A typical of the town of Lamporecchio is the brigidini because it was here that they were invented. The brigidino is a crumbly round wafer with jagged edges. The dessert is golden yellow and it has an unmistakable taste of anise. Typically, in the middle of the wafer, there is the image of a stylised flower.
There are many legends about the origins of this very popular dessert, some say that it was Saint Brigid who invented it, hence the name brigidino (Saint Brigid – brigidino). The reason of the creation of this dessert was a visit by the Pope. Brigid was expecting the visit from the Pope to the monastery where she resided, so she decided to commemorate the event by creating something new, something special. The Saint used the same recipe of the host and she added two ingredients: aniseed and egg, which gave the dessert the typical yellow colour. By mixing all the ingredients she invented this special wafer, which soon became part of the culinary tradition of the village, and later of Tuscany. Nowadays, brigidini can be found, packed into bags, in every ice-cream shop of Tuscany, and every Tuscan festival.

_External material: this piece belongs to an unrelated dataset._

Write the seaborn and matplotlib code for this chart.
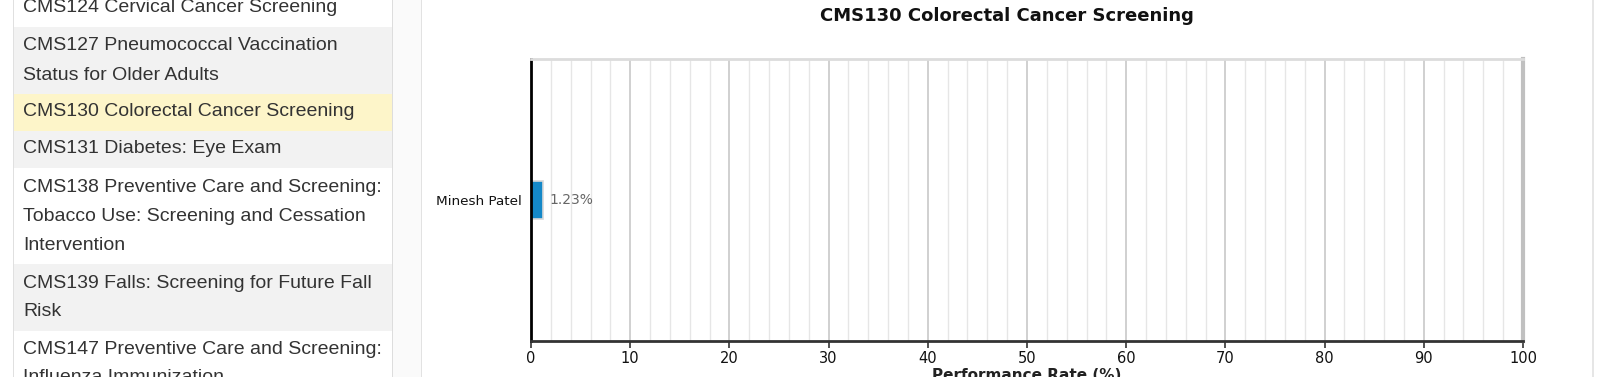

The third dessert is deeply connected to an important Tuscan city: the Buccellato, the most important dessert of Lucca, birth-town of Giacomo Puccini. This particular name has Latin origins, ‘buccella‘ which means bite. During the ancient Roman times, the buccellato was a sweet bread with a circular shape. The circle was obtained by combining smaller pieces of bread (the bites), which then resembled a laurel crown. Nowadays, the sweet bread is still round, but its shape has been simplified (the buccellato looks like a big donut), there are also other versions, like the straight loaf, easier to carry. Originally, the buccellato was created to be a ‘festival’ sweet and it was consumed only on Sundays, after Mass. It seems that it was created because people wanted to ennoble the bread. The buccellato is a simple dough, like the one used in making bread, with the addition of sugar, raisins and aniseed. Typically the loaf is dark brown, with a shiny surface, thanks to a mirror glace obtained with sugar and egg white. The buccellato is so deeply connected to the city of Lucca that there is also a saying about it: “whoever comes to Lucca and does not eat buccellato has not actually been there”. So we recommend to taste it, otherwise you won’t be able to say that you entirely visited Lucca!